Let us use my fantasy adventure as an example. The first time that I donned the robes of my custom-named wizard, Voldalf Gandermort, I tried to stick to the script. The game informed me that I’d just completed a journey to some ruins that remained unchanged since the last time I’d visited them, except that there were more skeletons present. So I asked the skeletons what the heck they were doing there. They told me they’d come to find a book to help their king, Dokt, defeat an evil necromancer. This, already, struck me as pretty juicy stuff. After all, a kingdom of living skeletons, you’d figure, would have to be the product of some necromancer or another. Were they rebelling against their creator?

So I decided to go with them back to their king. He thanked me heartily for my help, at which point I asked him how we’d use the book to defeat the necromancer. His response—“I suppose we could ask him”—was less than helpful. “But aw, heck,” I thought, “I’ll go along with it!” So I asked around town about where I could find the necromancer. People—who I think were technically skeletons; it’s unclear at this point—pointed me to a massive tower. I climbed it and found the necromancer. I asked him how to defeat himself. This caused the game to get very confused, and the necromancer volunteered to join my party to help me defeat the necromancer. Then the game stopped working, and I had to restart.

Voldalf Gandermort II, unlike his necromancer-fighting/befriending forebear, had ambitions of his own. By this, I mean that I decided I wanted to see if it would be possible to form a band of reanimated skeletons and play sold-out shows across the countryside.
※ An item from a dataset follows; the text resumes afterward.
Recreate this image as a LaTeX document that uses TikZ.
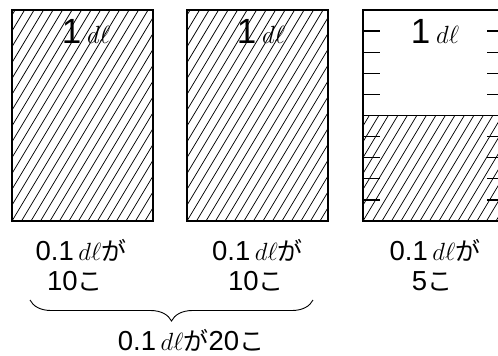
\documentclass[tikz,border=0pt]{standalone}
\usepackage{fontspec}
\setmainfont{Liberation Sans}
\newfontfamily\jpfont{Noto Sans CJK JP}
\usetikzlibrary{decorations.pathreplacing}
\newcommand\dl[1]{{\fontsize{#1}{#1}\selectfont$d\ell$}}
\newcommand\kana[1]{{\jpfont\fontsize{25}{25}\selectfont #1}}
\tikzset{
  boxline/.style={line width=1.8pt},
  hatchline/.style={line width=0.75pt},
  tickline/.style={line width=1.3pt},
  lab/.style={anchor=base, inner sep=0pt, font=\fontsize{27.5}{30}\selectfont},
  toplab/.style={anchor=base, inner sep=0pt, font=\fontsize{35}{36}\selectfont},
  bracestyle/.style={decorate, decoration={brace, amplitude=21pt}, line width=0.9pt},
}
\newcommand\hatchbox[4]{%
  \begin{scope}
    \clip (#1,#2) rectangle (#3,#4);
    \foreach \i [evaluate=\i as \xx using #1+\i*9.5] in {-15,...,16} {
      \draw[hatchline] (\xx,#4) -- ++(127,-211.7);
    }
  \end{scope}}
\begin{document}
\begin{tikzpicture}[x=1pt,y=-1pt]
\useasboundingbox (0,0) rectangle (498,356);
\clip (0,0) rectangle (498,356);
% box 1
\hatchbox{12}{10}{153}{221}
\draw[boxline] (12,10) rectangle (153,221);
% box 2
\hatchbox{187}{10}{328}{221}
\draw[boxline] (187,10) rectangle (328,221);
% box 3
\hatchbox{363}{115.5}{504}{221}
\draw[boxline] (363,115.5) -- (504,115.5);
\draw[boxline] (363,10) rectangle (504,221);
\foreach \k in {1,2,3,4,6,7,8,9} {
  \draw[tickline] (363,10+21.1*\k) -- (380,10+21.1*\k);
  \draw[tickline] (487,10+21.1*\k) -- (504,10+21.1*\k);
}
% top labels
\node[toplab] (t1) at (86,43) {1\,\dl{34}};
\node[toplab] (t2) at (261,43) {1\,\dl{34}};
\node[toplab] (t3) at (435,43) {1\,\dl{34}};
% bottom labels
\node[lab] (a1) at (81,260) {0.1\,\dl{24}\kana{が}};
\node[lab] (b1) at (75,290) {10\kana{こ}};
\node[lab] (a2) at (257.5,260) {0.1\,\dl{24}\kana{が}};
\node[lab] (b2) at (256,290) {10\kana{こ}};
\node[lab] (a3) at (435,260) {0.1\,\dl{24}\kana{が}};
\node[lab] (b3) at (432,290) {5\kana{こ}};
% brace
\coordinate (br1) at (313,300);
\coordinate (br2) at (30,300);
\draw[bracestyle] (br1) -- (br2);
\node[lab] (sum) at (191,350) {0.1\,\dl{24}\kana{が}20\kana{こ}};
\end{tikzpicture}
\end{document}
However, while Voldalf Gandermort II also began his journey at some ruins, no skeletons approached him. Fortunately, I remembered that I was a wizard in some ruins—a location famously littered with relatively intact bony boys—and decided to make my own. This led to one of the most surprising interactions I’ve had in a video game all year.

Finding a skeleton was cake. I just entered “find skeleton,” and sure enough, I found a skeleton. Then I tried to resurrect her. That was a bad idea.

I brought the skeleton’s soul back from the beyond, thinking that I perhaps had the next teen pop sensation on my hands. She came back to life. She smiled and nodded in response to my greeting. This was gonna be great, I thought. Then she screamed in agony because being brought back to life is apparently a fate more painful than death. My eyes went wide in shock as I read that my character released her spirit and, after her bones had fallen back into a state of eternal slumber, quietly apologised. With just a few actions that I’d dreamed up on a whim, AI Dungeon 2 created a micro-drama for the ages. I was astounded.

However, shaken and heartbroken as I was, I would not be dissuaded. I found another skeleton. I resurrected her, too. She tried to speak but could not utter a sound, which solved the screaming problem. So I asked her, a skeleton apparently incapable of making sound, to sing in my band. She proceeded to produce an ancient melody that sounded “like it was made by the gods themselves.” Suddenly, there was a crowd. We were playing a show. People were losing their dang minds over our music. I had my character play a rip-roaring guitar solo. The game told me that the crowd liked it. “What even is this game?” I asked, out loud, in response to this.

But then the game got confused again. After shows, my character developed the habit of passing out and waking up naked in various locations, which actually, in hindsight, owns, but it meant that the game forgot about my skeleton bandmate. So, again, I decided to make do with what I had on hand. I approached a crowd of people and entered the command “cast a spell to turn them into skeletons,” which I thought would be classier and potentially less murderous than “immolate them all” followed by “resurrect them.” It definitely still killed them all, though; the game informed me that my hands were covered in blood.

Then I asked if the resulting skeletons wanted to join my band, and they were super into it. We played a show, I passed out—all that good stuff. When I came to, I told the skeletons that we clearly had rocking band chemistry, and we should take our show on the road. We proceeded to embark on a multi-city tour, with the game generating location names and informing me that crowds went wild for our bony jams. Incredibly, we even formed a supergroup with a guy, J’Arel, who had his own band. Initially, he tried to poach me from mine, but I told him that the skeletons and I were a package deal, and he had a change of heart. He then named our newly formed band—I kid you not—“Skeletonwitch.” Hell yes. (Skeletonwitch, by the way, is the name of a real band; I’m not sure if this makes AI Dungeon 2’s name choice here more or less impressive.)

I did eventually push this story to its breaking point. I tried to get romantically involved with one of my bandmates and break up the band—the natural next step in any good band arc—but the game couldn’t figure out my “flirt with skeleton” command, and after some successful flirting with J’Arel, the game broke and began sputtering out nonsense phrases. Still, when it worked, it really worked, and already, I’ve seen other people share even wilder stories than mine. AI Dungeon 2 can be fiddly, but it’s also free and amusing as all get out. I highly recommend you give it a try.